Viele Fans haben Marc Márquez extrem übel genommen, was er 2015 in Sepang und Valencia aufgeführt hat. Das war den ganzen Winter über in den sozialen Medien zu spüren, es wird sich auch bei etlichen Grand Prix zeigen, denn die Mehrheit der Fans steht ganz klar auf der Seite von Rossi.
Crutchlow: «Gibt nicht viel, auf das ich mich freuen kann»
Cal Crutchlow hat im ersten Jahr bei Honda einige Illusionen verloren. «Vor einem Jahr dachte ich noch, ich könne jetzt die Welt erobern», grinste er. «Aber jetzt kann ich nicht behaupten, ich hätte für das kommenden Wochenende ein paar Trümpfe im Ärmel. Wir haben keine neuen Teile, aber vielleicht hat das Werksteam ein paar neue Informationen zur Elektronik, die sie uns weitergehen. Die Honda hat letztes Jahr hier gut funktioniert. Aber jetzt sind wir auf Michelin. Es gibt nicht viel, auf das ich mich momentan freuen kann...»

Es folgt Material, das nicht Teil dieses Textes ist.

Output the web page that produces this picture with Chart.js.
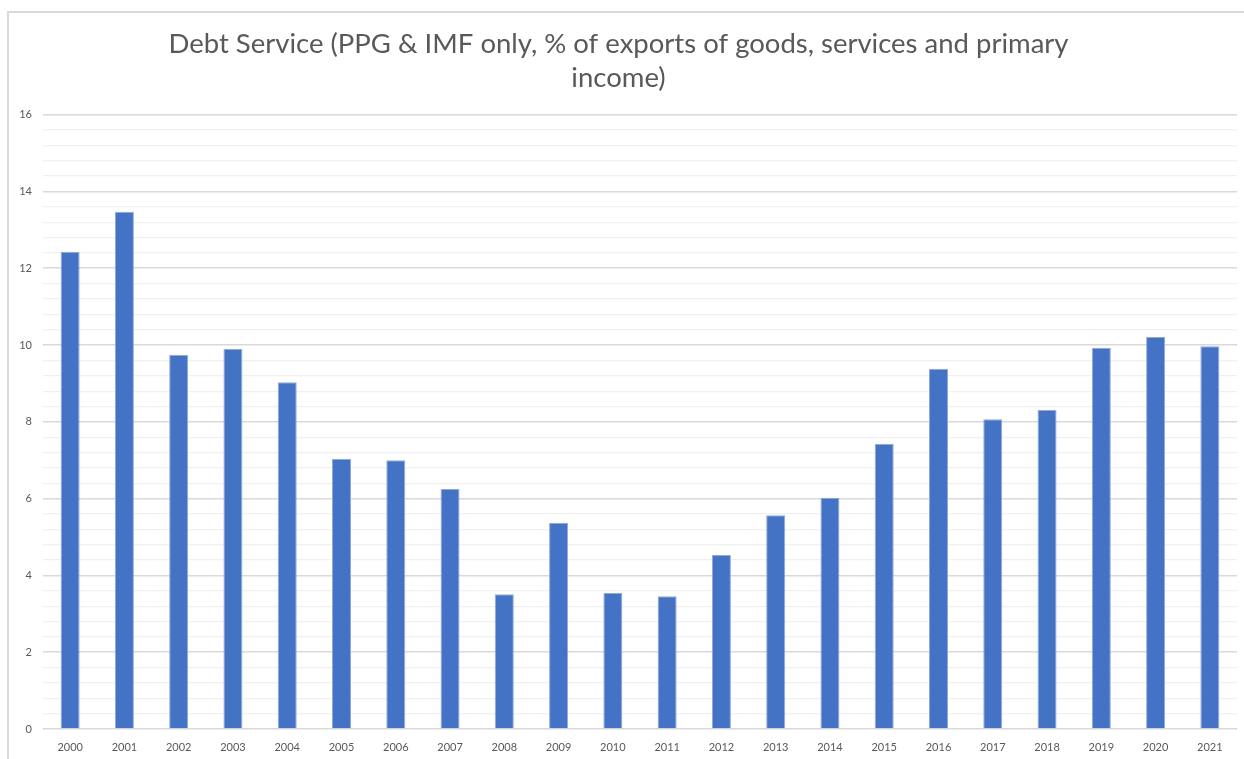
<!DOCTYPE html>
<html>
<head>
<meta charset="utf-8">
<script src="https://cdn.jsdelivr.net/npm/chart.js@4/dist/chart.umd.min.js"></script>
<style>
  html, body { margin: 0; padding: 0; background: #ffffff; }
  #wrap { width: 1244px; height: 759px; position: relative; }
</style>
</head>
<body>
<div id="wrap"><canvas id="chart" width="1244" height="759"></canvas></div>
<script>
// Debt service, PPG & IMF only, as % of exports of goods, services and primary income
const years = ['2000','2001','2002','2003','2004','2005','2006','2007','2008','2009','2010',
               '2011','2012','2013','2014','2015','2016','2017','2018','2019','2020','2021'];
const debtService = [12.43, 13.47, 9.75, 9.90, 9.03, 7.04, 7.00, 6.25, 3.51, 5.37, 3.54,
                     3.46, 4.53, 5.57, 6.02, 7.43, 9.38, 8.07, 8.31, 9.93, 10.21, 9.97];
const titleLines = ['Debt Service (PPG & IMF only, % of exports of goods, services and primary', 'income)'];
const yMin = 0, yMax = 16, yLabelStep = 2, yGridStep = 0.4;

const FONT = 'Lato, "Open Sans", sans-serif';
const TEXT = '#595959';

// Light frame along the top and left edges of the chart
const framePlugin = {
  id: 'frame',
  beforeDraw(chart) {
    const ctx = chart.ctx;
    ctx.save();
    ctx.strokeStyle = '#d9d9d9';
    ctx.lineWidth = 2;
    ctx.beginPath();
    ctx.moveTo(8, chart.height);
    ctx.lineTo(8, 12);
    ctx.lineTo(chart.width, 12);
    ctx.stroke();
    ctx.restore();
  }
};

const isMajor = v => Math.abs(v / yLabelStep - Math.round(v / yLabelStep)) < 1e-6;

new Chart(document.getElementById('chart'), {
  type: 'bar',
  data: {
    labels: years,
    datasets: [{
      data: debtService,
      backgroundColor: '#4472C4',
      borderColor: '#8ea9dc',
      borderWidth: 1,
      barPercentage: 0.35,
      categoryPercentage: 1.0
    }]
  },
  plugins: [framePlugin],
  options: {
    responsive: false,
    animation: false,
    layout: { padding: { left: 0, right: 7, top: 10, bottom: 0 } },
    plugins: {
      legend: { display: false },
      tooltip: { enabled: false },
      title: {
        display: true,
        text: titleLines,
        color: TEXT,
        font: { family: FONT, size: 27.5, weight: 'normal', lineHeight: 1.23 },
        padding: { top: 17, bottom: 20 }
      }
    },
    scales: {
      x: {
        afterFit(scale) { scale.height = 30; },
        grid: { display: false, drawTicks: false },
        border: { display: false },
        ticks: {
          color: TEXT,
          font: { family: FONT, size: 11 },
          padding: 12,
          maxRotation: 0,
          autoSkip: false
        }
      },
      y: {
        min: yMin,
        max: yMax,
        afterFit(scale) { scale.width = 43; },
        border: { display: false },
        grid: {
          drawTicks: false,
          color: ctx => (ctx.tick && isMajor(ctx.tick.value)) ? '#d9d9d9' : '#f0f0f0',
          lineWidth: ctx => (ctx.tick && isMajor(ctx.tick.value)) ? 1.5 : 1.2
        },
        ticks: {
          stepSize: yGridStep,
          autoSkip: false,
          color: TEXT,
          font: { family: FONT, size: 11 },
          padding: 11,
          callback: v => isMajor(v) ? String(Math.round(v)) : ''
        }
      }
    }
  }
});
</script>
</body>
</html>
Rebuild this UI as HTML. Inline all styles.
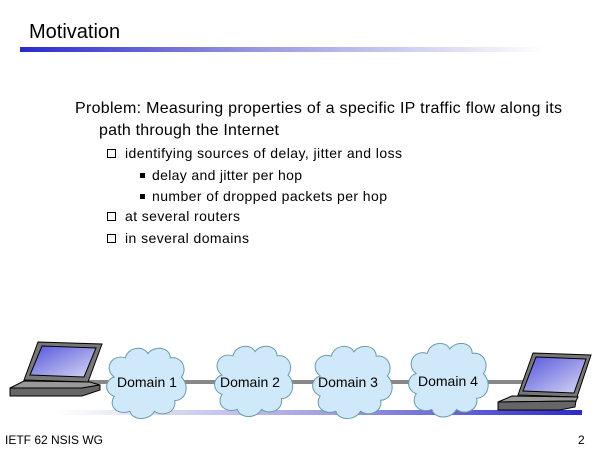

Im November sagten Fahrer wie Rossi und Pedrosa, die Einheits-ECU sei ein Schritt zurück in die Jahre 2008 oder 2009.
Wie schätzt Cal das Marelli-Zeug jetzt ein? Crutchlow: «Ehrlich gesagt, ich hatte dieses System vor sieben Jahr Jahren in der Supersport-WM und fast eine ähnliche Motorsteuerung nachher in der Superbike-WM 2010. Das waren sehr ähnliche Werkzeuge. Unser Elektronik-Ingenieur sagt, in anderen Meisterschaften kann man mit der ECU bessere Dinge machen als jetzt in der MotoGP. Aber ich muss sagen, es arbeitet recht anständig. Wir verstehen die Traction-Control, wir kommen mit der Motorbremse ein bisschen schlechter zurecht, aber das ist eine Frage der Zeit. Bei Ducati klappte mit dieser ECU alles perfekt. Irgendwann kann diese Elektronik recht gut funktionieren. Wir müssen das erlernen – und das dauert seine Zeit. Bei Honda war es halt schwieriger, weil wir einen neuen Motor haben und uns gleichzeitig mit der Elektronik anfreunden mussten. Honda braucht mehr Zeit, um diese ECU zu verstehen. Die Lernphase dauert insgesamt länger als geplant. Die Factory-Software bei Honda 2105 war viel, viel besser. Das kann ich euch versichern.»